Please stop spamming with useless replies.

To analyze your error we need information on node setup… not 10 replies without technical conditions…

xgDkAbzkp9yi · November 3, 2024, 6:33pm

@raert is creator of this topic, how can he be “spamming with useless replies”?
And I am participating in this discussion as usual.

If you are not interested in debugging this issue, do not read it, and do not participate, no one forces you to. But please don’t dictate to others what they should do to resolve this problem.

Alexey · November 4, 2024, 3:30am

There are two kind of bugs: in the app and in the setup (the config + data). If it’s in the app, it will be on all setups in sleeping or an active state. The more common bug is in a setup.
To claim the bug, it need to be reproduced, otherwise the fix would not be implemented fast enough.
Thank you for confirming, that you do not have this issue too. So far it looks like related to the data or config of this particular node.

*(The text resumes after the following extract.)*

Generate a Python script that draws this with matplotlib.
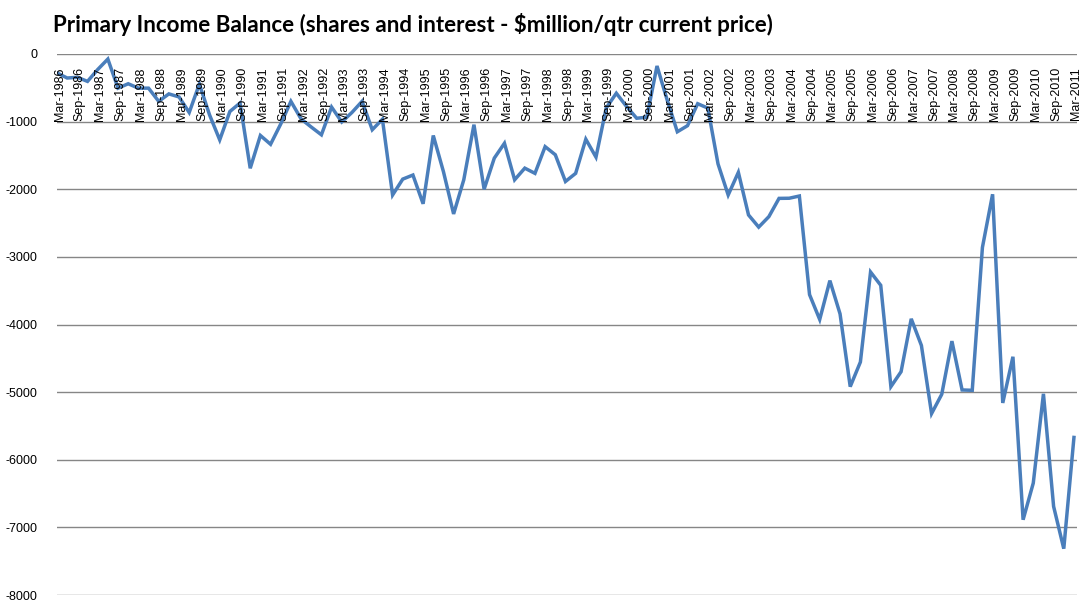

Unfortunately this cannot be classified as a bug per se. You may get the same behavior if you specify a wrong external address or port, your logs blows up with messages “ping satellite failed”.
The logs are used to identify the issue, silencing them is not a solution. OP can silence them by the way, either globally reducing the log level to none or partially using --log.custom-level
But I prefer to find a root cause instead.

Alexey · November 4, 2024, 3:34am

Yes, we would try that. But please lets fix the issue for you first.
Please, check the filesystem and the databases and we will continue to mitigate the issue, if everything is correct there.

I suspect that your databases may have had the wrong amount of trash used reported, and when the restore happened, trashTotal became negative.
Please confirm that there is no issues with the filesystem and databases.